The Future Force Warrior uniform suite will be fabricated from flexible structural framework designed for unconstrained vertical or lateral movement, even with full combat/assault load. For protection and enhanced survivability, standard uniforms will be replaced by a full spectrum protective combat ensemble, fabricated from ultra-lightweight materials which will also provide resistance to friction and wear, water, chemical and biological agents.
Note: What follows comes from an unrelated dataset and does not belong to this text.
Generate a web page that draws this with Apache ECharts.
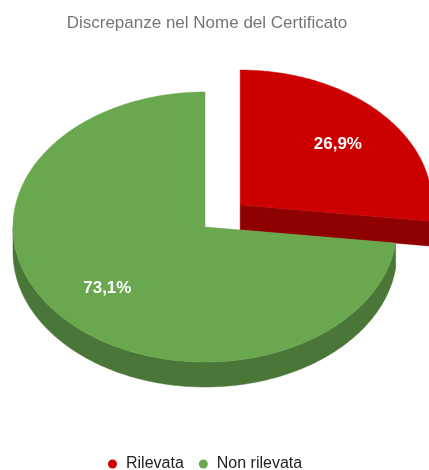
<!DOCTYPE html>
<html>
<head>
<meta charset="utf-8">
<script src="https://cdn.jsdelivr.net/npm/echarts@6/dist/echarts.min.js"></script>
<style>
  html, body { margin: 0; padding: 0; background: #ffffff; }
  #chart { width: 429px; height: 470px; }
</style>
</head>
<body>
<div id="chart"></div>
<script>
// Slice names and their shares (percent)
const categories = ['Rilevata', 'Non rilevata'];
const values = [26.9, 73.1];

// Styling per slice
const sliceColors = ['#cc0000', '#6aa84f'];
const sideColors = ['#8f0000', '#4a7638'];
const exploded = [true, false];

const FONT = '"Liberation Sans", Arial, sans-serif';

const total = values.reduce((a, b) => a + b, 0);
const starts = [];
let running = 0;
values.forEach(v => { starts.push(running); running += v; });

// Tilted-disc geometry: ellipse centre, radii, thickness, explode offset and label radius
const PIE = { cx: 205, cy: 227, rx: 192, ry: 135, depth: 25, explode: 0.245, labelR: 0.68 };

// Point on the ellipse at angle t (clockwise from 12 o'clock), at fraction r of the radius
function pt(c, t, r) {
  return [c[0] + PIE.rx * r * Math.sin(t), c[1] - PIE.ry * r * Math.cos(t)];
}

function arc(c, t0, t1, dy) {
  const pts = [];
  const n = Math.max(2, Math.ceil(Math.abs(t1 - t0) / 0.01));
  for (let i = 0; i <= n; i++) {
    const p = pt(c, t0 + (t1 - t0) * i / n, 1);
    pts.push([p[0], p[1] + dy]);
  }
  return pts;
}

function formatPct(v) {
  return (v / total * 100).toFixed(1).replace('.', ',') + '%';
}

function makeRenderer(idx) {
  return function (params, api) {
    const start = api.value(0);
    const val = api.value(1);
    const a0 = start / total * 2 * Math.PI;
    const a1 = (start + val) / total * 2 * Math.PI;
    const mid = (a0 + a1) / 2;
    let c = [PIE.cx, PIE.cy];
    if (exploded[idx]) c = pt(c, mid, PIE.explode);
    const d = PIE.depth;
    const children = [];
    const sideStyle = { fill: sideColors[idx], stroke: sideColors[idx], lineWidth: 0.5 };

    // radial cut faces that turn toward the viewer
    const faces = [];
    if (Math.sin(a0) < -1e-6) faces.push(a0);
    if (Math.sin(a1) > 1e-6) faces.push(a1);
    faces.forEach(a => {
      const p = pt(c, a, 1);
      children.push({
        type: 'polygon',
        shape: { points: [c, p, [p[0], p[1] + d], [c[0], c[1] + d]] },
        style: sideStyle
      });
    });

    // front part of the curved rim
    const s = Math.max(a0, Math.PI / 2);
    const e = Math.min(a1, Math.PI * 1.5);
    if (e > s) {
      children.push({
        type: 'polygon',
        shape: { points: arc(c, s, e, 0).concat(arc(c, e, s, d)) },
        style: sideStyle
      });
    }

    // top face
    children.push({
      type: 'polygon',
      shape: { points: [c].concat(arc(c, a0, a1, 0)) },
      style: { fill: sliceColors[idx], stroke: sliceColors[idx], lineWidth: 0.5 }
    });

    // percentage label
    const lp = pt(c, mid, PIE.labelR);
    children.push({
      type: 'text',
      x: lp[0],
      y: lp[1],
      style: {
        text: formatPct(val),
        fill: '#ffffff',
        font: 'bold 17px ' + FONT,
        align: 'center',
        verticalAlign: 'middle'
      }
    });

    return { type: 'group', children: children };
  };
}

const chart = echarts.init(document.getElementById('chart'), null, { renderer: 'canvas' });

chart.setOption({
  animation: false,
  backgroundColor: '#ffffff',
  title: {
    text: 'Discrepanze nel Nome del Certificato',
    left: 202,
    top: 10,
    textAlign: 'center',
    textStyle: { color: '#757575', fontSize: 17, fontWeight: 'normal', fontFamily: FONT }
  },
  legend: {
    data: categories,
    left: 103,
    top: 451,
    icon: 'circle',
    itemWidth: 9,
    itemHeight: 9,
    itemGap: 15,
    textStyle: { color: '#222222', fontSize: 16, fontFamily: FONT, padding: [0, 0, 0, 4] }
  },
  series: categories.map((name, i) => ({
    type: 'custom',
    name: name,
    coordinateSystem: 'none',
    itemStyle: { color: sliceColors[i] },
    silent: true,
    renderItem: makeRenderer(i),
    data: [[starts[i], values[i]]]
  }))
});
</script>
</body>
</html>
The suite will have a built-in microclimate conditioning system in garments made of spaced fabric, with built-in capillaries blowing hot or cold air through the system. Future combat clothing may also include embedded electrical conductors, for power distribution, communications and signature (heat) suppression. Additional layers of ballistic protective shield will provide sufficient multi-hit protection from small arms fire and shrapnel. The bulletproof shell will be separated from the body by foam pads absorbing impact trauma. This design provides additional protection to the rib cage, while maintaining air flow for body cooling. The protective vest will also be used as load-bearing chassis. New robotic platforms will be developed as part of the FFW program, to augment the team during dismounted operations. One vehicle will be the small individual soldier support system, a miniature robotic vehicle will help clear inside buildings; a squad level support vehicle assisting to transport loads and sustain the troops on dismounted missions; and a larger vehicle with both direct and indirect fire capabilities linking the FFW and FCS programs.
Helmet & Headgear
The helmet will mount a new high definition see-through eyepiece, a GPS antenna, 3D audio and integrated bone conduction microphones (osteophone), which will replace the current headsets and enable efficient hands-free communications. Gel based sensors will also be integrated into the helmet, to monitor the human life signs (pulse and breathing rate). This information will become available for remote assisted medical support and real-time unit level status monitoring. The system will also support remote health monitoring and medical treatment. To assess the soldier’s physical condition and health status, the system will monitor the individual’s blood pressure, heart rate, internal and external body temperature, and caloric consumption rate. Commanders and medics will be able to access the information through a tactical local area network. Early warning of heat and cold injuries could be provided before serious effects develop. Such conditions are responsible for a large percentage of casualties in both battle and training. If a soldier is injured, medics can start making an assessment before they even get to an injured soldier. A specialist physician, who can be miles away, will now be able to diagnose and treat a soldier who is about to have sunstroke, without even physically seeing the soldier.